Significant progress this year through the Six-Party Talks is unlikely. The United States and North Korea may have a perverse commonality of interest in continuing to tread water through this U.S. election year. For the Bush administration, the talks provide political cover while keeping policy options open. For North Korea, appearing to cooperate enables the regime to continue its nuclear and missile programs, while staving off economic pressure. However, U.S. national security is jeopardized by allowing the issue to stall while North Korea continues to develop its weapons programs. In fact, a revised U.S. estimate expected next month could raise the number of nuclear weapons suspected in the regime's possession from two to eight or higher.
Rather than writing off what the Bush administration has begun, progressives should work to broaden, strengthen and refine the approach to North Korea. The inherent tension between the North Korean regime's desire for international assistance and its unwillingness to yield control or lift the veil of secrecy was evident in its response to last week's tragic train disaster. Still, the regime's continued desire for U.S. and international engagement means that an opportunity for progress remains. The Six-Party structure is valuable, but incomplete without complementary direct talks between the United States and North Korea. More important, the administration has insisted on nuclear concessions up front, while a phased and comprehensive reform vision is more likely to succeed. North Korea rejects the administration's stance, effectively stalling the process.

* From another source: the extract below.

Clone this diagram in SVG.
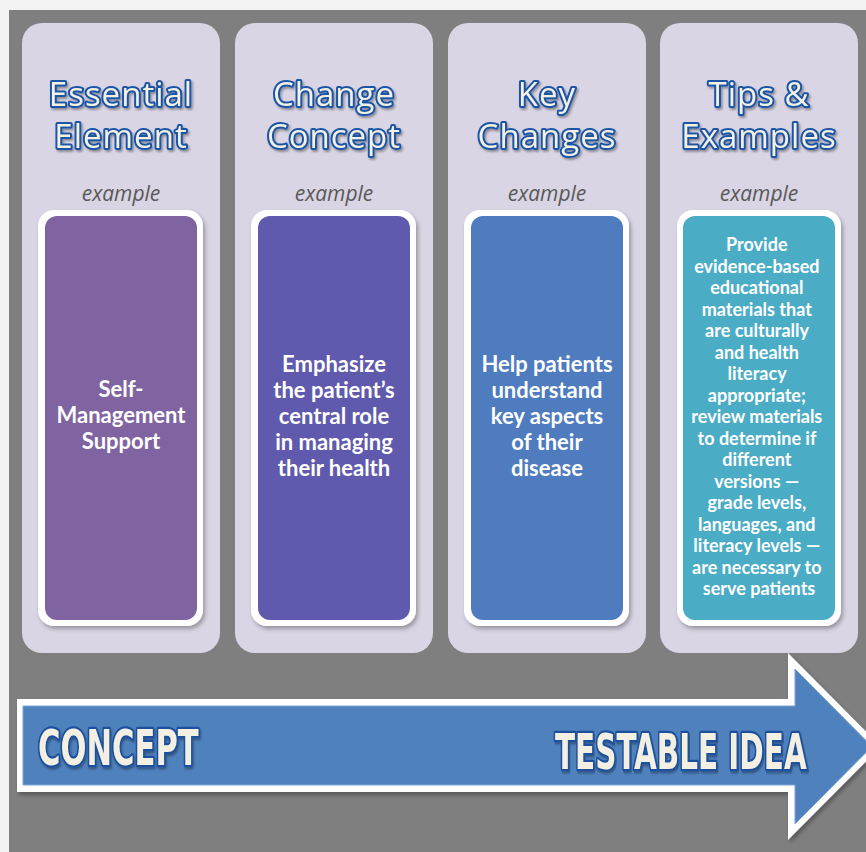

In an effort to move beyond the current stalemate, the United States could promote and facilitate a broader reform agenda in addition to denuclearization.
Reforms and the complementary incentives offered in exchange could make the nuclear problem easier to resolve by building trust through the resolution of less contentious issues. A framework of reforms and incentives may at least enable the government of Kim Jong-Il to see an alternate route to its survival besides weapons of mass destruction. While the current regime is difficult and unpredictable, North Korea could act more rationally if presented with a road map that outlines intermediate steps and leads to an endgame where its survival is not at stake. Broader reforms could include:
• Economic reforms that create opportunities for investment, particularly from South Korea;
• Confidence-building measures regarding reductions in conventional weapons;
• Human rights improvements and a verifiable commitment to shift resources from regime survival to what is good for the North Korean people;
• International monitoring of food assistance to ensure its proper delivery to the civilian population; and
• Resolution of issues related to state-sponsored terrorism, including further action regarding Japanese abductees.
Anything offered to North Korea must have a quid pro quo.
The start of a reform process must include a North Korean commitment to address U.S. and international concerns about its nuclear and missile programs. The United States should insist on complete and verifiable elimination of North Korea's nuclear capability, but North Korea could begin with a freeze of its nuclear programs (explicitly including highly enriched uranium) supported by a verification mechanism and intrusive inspections. It could then phase out its nuclear activities over a number of years while simultaneously making other reforms. Dealing with this issue constructively is not a "reward" to North Korea for its proliferation, but rather a means to achieve a U.S. national security imperative.
Incentives for action and consequences for intransigence must be spelled out and backed by all parties.
The United States should spell out what benefits the North Koreans would receive should they make reforms and address international security concerns. The United States should also make very clear that North Korea will face heavy consequences if it turns down such a reasonable approach and insists on retaining its nuclear weapons capability. It is important to have backing on this point from the other four partners in the Six-Party Talks, but it is unlikely the partners will agree to coercive measures in the absence of a genuine U.S. attempt to arrive at a reasonable negotiated solution. A progressive approach that includes a broader reform agenda in addition to denuclearization is likely to meet with support from the partners, especially South Korea. Bilateral talks are a key to progress, but should be part of the comprehensive multilateral framework.